Related: Crony capitalism update via the Washington Post, via Memeorandum: Solyndra employees: Company suffered from mismanagement, heavy spending
UPDATED: Not quite as scary as it seems? San Diego SLOB member, econo-blogger WC Varones corrects:
Whoops, my bad -- I see WC's point here. The total value of U.S. housing stock (real estate) is 16.1 trillion, of which 6 trillion is equity and 10 trillion is debt.
I don't think there's a $4 trillion shortfall -- what that chart is saying is total home values are $16.1 trillion of which $10 trillion is mortgage debt and $6.1 trillion is equity.
Of course, at the tippity-top-peak of the bubble, equity was over 20 trillion and debt was pretty close to today's 10 trillion.
UPDATED X2: Reader Nick, who blogs at It's Just My Opinion writes:
If real recovery isn't going to happen before consumer spending picks up (which, historically, is a fairly good guess), and consumer spending recovers when housing prices are "reasonable" and equity is increasing reliably, then we're certainly in for a long, drawn-out recession. To paraphrase our Dear Leader, though, let's be clear: this recession could have been over by now if the government had acted responsibly and in the people's greater interest. Instead, we had bailout after bailout, shifting the entirely predictable and obvious losses onto the public, and intentionally elongating this recession from perhaps a couple years to a decade or longer.

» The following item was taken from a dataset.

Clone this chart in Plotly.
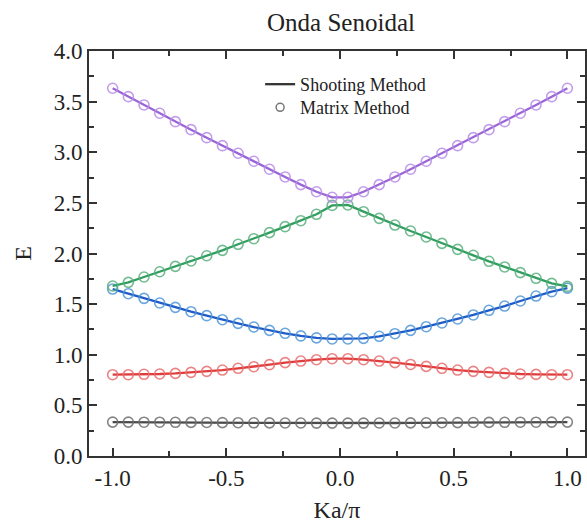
import plotly.graph_objects as go

# ---- data ----
ka_over_pi = [-1.0, -0.931, -0.8621, -0.7931, -0.7241, -0.6552, -0.5862, -0.5172,
              -0.4483, -0.3793, -0.3103, -0.2414, -0.1724, -0.1034, -0.0345,
              0.0345, 0.1034, 0.1724, 0.2414, 0.3103, 0.3793, 0.4483, 0.5172,
              0.5862, 0.6552, 0.7241, 0.7931, 0.8621, 0.931, 1.0]

band1 = [0.335, 0.335, 0.334, 0.334, 0.333, 0.332, 0.331, 0.330, 0.329, 0.328,
         0.327, 0.326, 0.326, 0.325, 0.325, 0.325, 0.325, 0.326, 0.326, 0.327,
         0.328, 0.329, 0.330, 0.331, 0.332, 0.333, 0.334, 0.334, 0.335, 0.335]
band2 = [0.803, 0.803, 0.807, 0.810, 0.816, 0.826, 0.836, 0.849, 0.866, 0.882,
         0.902, 0.922, 0.938, 0.951, 0.961, 0.961, 0.951, 0.938, 0.922, 0.904,
         0.885, 0.866, 0.849, 0.836, 0.826, 0.816, 0.810, 0.806, 0.803, 0.803]
band3 = [1.649, 1.603, 1.557, 1.511, 1.468, 1.425, 1.386, 1.346, 1.310, 1.274,
         1.241, 1.212, 1.186, 1.167, 1.156, 1.156, 1.162, 1.182, 1.208, 1.241,
         1.277, 1.314, 1.353, 1.393, 1.439, 1.481, 1.531, 1.580, 1.623, 1.658]
band4 = [1.679, 1.715, 1.768, 1.820, 1.873, 1.926, 1.978, 2.031, 2.091, 2.146,
         2.206, 2.265, 2.324, 2.387, 2.475, 2.479, 2.413, 2.347, 2.281, 2.222,
         2.163, 2.100, 2.041, 1.982, 1.923, 1.867, 1.811, 1.755, 1.705, 1.675]
band5 = [3.632, 3.549, 3.467, 3.385, 3.302, 3.223, 3.144, 3.065, 2.990, 2.911,
         2.832, 2.756, 2.680, 2.610, 2.555, 2.555, 2.610, 2.680, 2.756, 2.832,
         2.911, 2.990, 3.065, 3.144, 3.223, 3.302, 3.385, 3.467, 3.549, 3.632]

bands = [band1, band2, band3, band4, band5]
line_colors = ["#4a4a4a", "#e03c3c", "#1f5cc8", "#2f9e5f", "#9a66d6"]
marker_colors = ["rgba(110,110,110,0.85)", "rgba(230,110,110,0.85)",
                 "rgba(80,150,215,0.85)", "rgba(90,175,125,0.85)",
                 "rgba(185,140,230,0.85)"]

x_tickvals = [-1.0, -0.5, 0.0, 0.5, 1.0]
x_ticktext = ["-1.0", "-0.5", "0.0", "0.5", "1.0"]
y_tickvals = [0.0, 0.5, 1.0, 1.5, 2.0, 2.5, 3.0, 3.5, 4.0]
y_ticktext = ["0.0", "0.5", "1.0", "1.5", "2.0", "2.5", "3.0", "3.5", "4.0"]

FONT = "Liberation Serif, Times New Roman, serif"

fig = go.Figure()
for yv, lc, mc in zip(bands, line_colors, marker_colors):
    fig.add_trace(go.Scatter(
        x=ka_over_pi, y=yv, mode="lines+markers", showlegend=False,
        line=dict(color=lc, width=2.3),
        marker=dict(symbol="circle-open", size=10, color=mc, line=dict(width=1.6)),
    ))

# legend entries
fig.add_trace(go.Scatter(x=[None], y=[None], mode="lines", name="Shooting Method",
                         legend="legend", line=dict(color="#333333", width=2.3)))
fig.add_trace(go.Scatter(x=[None], y=[None], mode="markers", name="Matrix Method",
                         legend="legend2",
                         marker=dict(symbol="circle-open", size=8, color="#777777",
                                     line=dict(width=1.5))))

axis_common = dict(
    showline=True, linecolor="#333333", linewidth=2, mirror="ticks",
    ticks="inside", ticklen=8, tickwidth=1.5, tickcolor="#333333",
    showgrid=False, zeroline=False,
    tickfont=dict(family=FONT, size=23, color="#222222"),
)

fig.update_xaxes(
    range=[-1.104, 1.0775], tickvals=x_tickvals, ticktext=x_ticktext,
    minor=dict(ticks="inside", ticklen=5, tickwidth=1.5, tickcolor="#333333", dtick=0.25, tick0=0),
    title=dict(text="Ka/π", font=dict(family=FONT, size=24, color="#222222"), standoff=12),
    **axis_common,
)
fig.update_yaxes(
    range=[0, 4.0], tickvals=y_tickvals, ticktext=y_ticktext,
    minor=dict(ticks="inside", ticklen=5, tickwidth=1.5, tickcolor="#333333", dtick=0.25, tick0=0),
    title=dict(text="E", font=dict(family=FONT, size=24, color="#222222"), standoff=15),
    **axis_common,
)

legend_common = dict(xanchor="left", yanchor="top",
                     font=dict(family=FONT, size=18, color="#222222"),
                     bgcolor="rgba(0,0,0,0)", itemwidth=30)

fig.update_layout(
    width=587, height=527,
    margin=dict(l=89, r=0, t=51, b=71),
    paper_bgcolor="white", plot_bgcolor="white",
    title=dict(text="Onda Senoidal", x=341 / 587, xanchor="center", y=1 - 22 / 527,
               yanchor="middle", font=dict(family=FONT, size=25, color="#222222")),
    legend=dict(x=0.345, y=0.963, **legend_common),
    legend2=dict(x=0.345, y=0.906, **legend_common),
    showlegend=True,
)

fig.write_html("out.html")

The government created the conditions for the bubble through tax policy, Fed rates and statements, and utter lack of anything resembling transparency in financial disclosure (a complete abject failure of all the "oversight" the Democrats like to say we need even more of). The government encouraged the bubble. The government wasted trillions of taxpayer dollars trying to keep the party going when it was over. The government bailed out the big banks, rewarding them for all the bad loans they had issued during the bubble. The government propped up the housing market with public money, turning a potential six month correction into a multi-year grinding halt to the housing market, with all the job and income losses that caused. There's a lot of fault to go around, to be sure, but there's a common thread which seems to run through everything which went wrong with the economy... I'll leave it to the reader to see if they can spot the singularly largest (by far) cause of the problems.